Birds of Nebraska: Newspaper Accounts, 1854-1923

Editor [possibly Miles Greenleaf]. January 14, 1923. Winter Mandolins [Goldfinches]. Omaha Sunday World-Herald 58(16): 6-E. A bird editorial.

Winter Mandolins.

There is a slaty winter sky, with just the frozen snow spotting the drab fields and dirty streaks on the ice showing where the creek stream is rotting through to the fresh air above. It is uncomfortably warmish-cold, the unseasonable balm we often have, just insufficient to seem like spring or like winter. Unhealthful, the learned ones say - but winter, and in January.

We who plod the woods and fields on such a day would dislike the job, were it a job. And it would be a task indeed but for the birds and other natural evidences that creation is yet working out its cast plot, whatever God may have set for it.

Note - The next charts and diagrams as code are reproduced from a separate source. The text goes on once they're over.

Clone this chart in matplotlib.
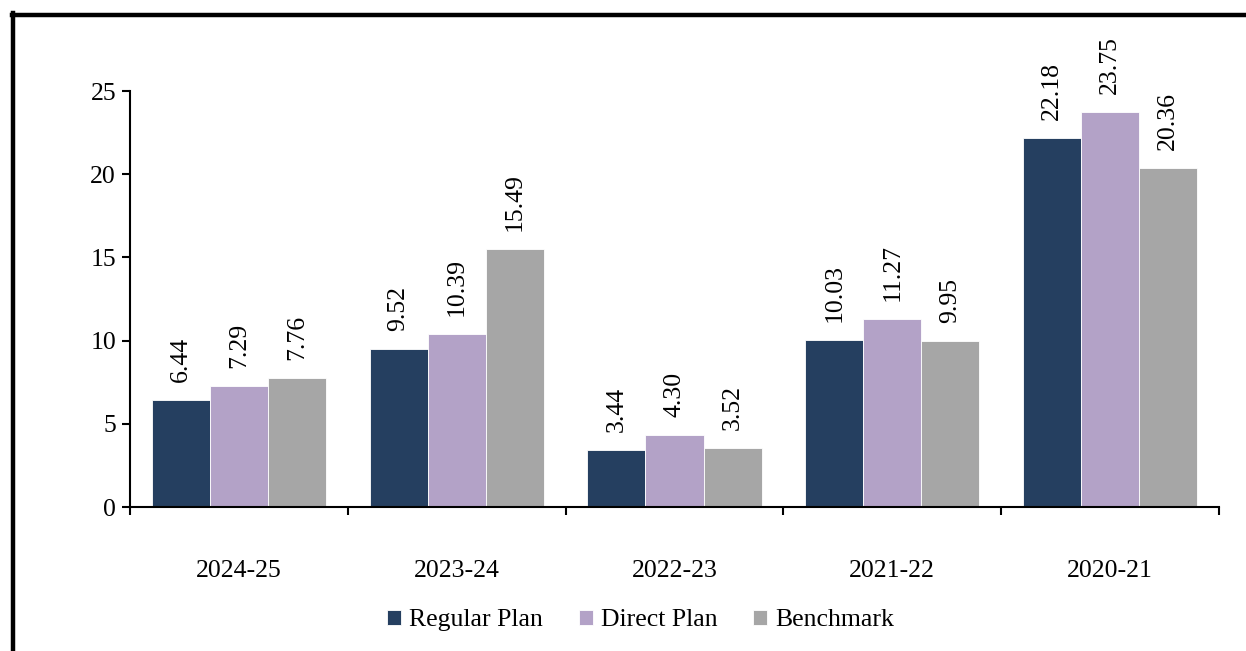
import numpy as np
import matplotlib
matplotlib.use("Agg")
from matplotlib import pyplot as plt
from matplotlib.lines import Line2D

years = ["2024-25", "2023-24", "2022-23", "2021-22", "2020-21"]
regular_plan = [6.44, 9.52, 3.44, 10.03, 22.18]
direct_plan = [7.29, 10.39, 4.30, 11.27, 23.75]
benchmark = [7.76, 15.49, 3.52, 9.95, 20.36]

series = [
    ("Regular Plan", regular_plan, "#253f60"),
    ("Direct Plan", direct_plan, "#b3a2c7"),
    ("Benchmark", benchmark, "#a6a6a6"),
]

plt.rcParams["font.family"] = ["Liberation Serif", "DejaVu Serif"]
fs = 18.5

fig = plt.figure(figsize=(12.46, 6.51), dpi=100)
ax = fig.add_axes([130 / 1246, 1 - 507 / 651, (1219 - 130) / 1246, (507 - 91) / 651])

x = np.arange(len(years))
width = 0.8 / 3
for i, (name, vals, color) in enumerate(series):
    pos = x + (i - 1) * width
    bars = ax.bar(pos, vals, width, color=color, edgecolor="white", linewidth=0.6, label=name)
    for b, v in zip(bars, vals):
        ax.annotate(f"{v:.2f}", (b.get_x() + b.get_width() / 2, v), xytext=(0, 13),
                    textcoords="offset points", rotation=90, ha="center", va="bottom",
                    fontsize=fs)

ax.set_xlim(-0.5, len(years) - 0.5)
ax.set_ylim(0, 25)
ax.set_yticks([0, 5, 10, 15, 20, 25])
ax.set_xticks(x)
ax.set_xticklabels(years)
ax.set_xticks(np.arange(len(years) + 1) - 0.5, minor=True)
ax.tick_params(axis="x", which="major", length=0, pad=38, labelsize=fs)
ax.tick_params(axis="x", which="minor", length=6, width=1.5, direction="out")
ax.tick_params(axis="y", length=6, width=1.5, direction="out", labelsize=fs, pad=4)
for side in ["top", "right"]:
    ax.spines[side].set_visible(False)
for side in ["left", "bottom"]:
    ax.spines[side].set_linewidth(1.5)

fig.legend(loc="center", bbox_to_anchor=(0.514, 0.047), ncol=3, frameon=False,
           fontsize=fs, handlelength=0.55, handleheight=0.55, handletextpad=0.3,
           columnspacing=1.4)

# outer frame (top and left edges visible)
fig.add_artist(Line2D([12 / 1246, 1.0], [1 - 14.5 / 651, 1 - 14.5 / 651], color="black",
                      linewidth=3.2, transform=fig.transFigure))
fig.add_artist(Line2D([12.5 / 1246, 12.5 / 1246], [0.0, 1 - 13 / 651], color="black",
                      linewidth=3.2, transform=fig.transFigure))

fig.savefig("out.png", dpi=100)
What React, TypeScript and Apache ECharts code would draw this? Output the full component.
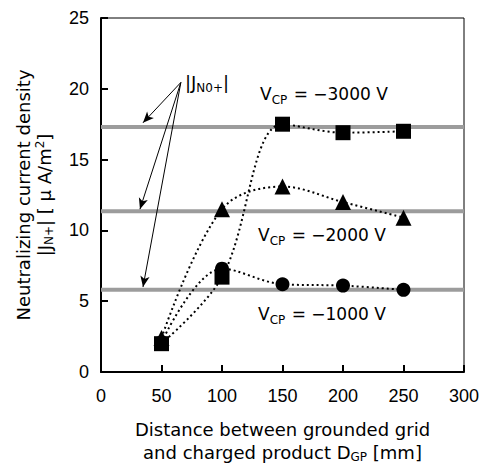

Russet weeds form jungles along the edges of plowed fields and of pastures, and along the stream edges. Wherever the hand of man has not set itself in the lowlands, there are those tremendous winter larders for the winter birds - and these natural preserves the amateur ornithologist swiftly seeks.

And mayhap, as we approach such a wonderful seed-mine, there comes to our ears the music as of many mandolins, tinkling in the air, all about us.

A mystic melody - a delightfully reminiscent twitter that calls us backward, or urges us forward to Springtime, when there is the light, fresh green in the treetops and the pussywillows are gray and trudging feet sink comfortably into earth between violet plants, upstarting.

Suddenly, from far toward heaven, there drops a fluttering group of small birds - into this weed patch. With them they bring their invisible mandolins, that tinkle and tinkle, and as they alight and proceed to the business of feeding, we note that in their brown-gray coats, and about their black wing-bands, there is a suggestion of yellow.

Old friends - these! Old and faithful ones, these Goldfinches. Through all the winter months, blow hard and bitter, blow warm and melting - they still remain to cheer us and to promise us that soon they will change their dusky habiliments for that royal canary-gold that marks them so strongly in the spring and summer.

In days of summer or in the gloom of winter, while nature is busily preparing for its glories of coming months, the spectacle and the tinkle of these Goldfinch pioneers is wonderfully invigorating.

Bounding about over their feeding ground, the dainty creatures sing to us of good will and good health and their bright eyes are sparkling with cheer.

Too bad, sir and madam, if you have not yet learned the true joy of a Sabbath hike in birdland!

Your body and your soul need it, both!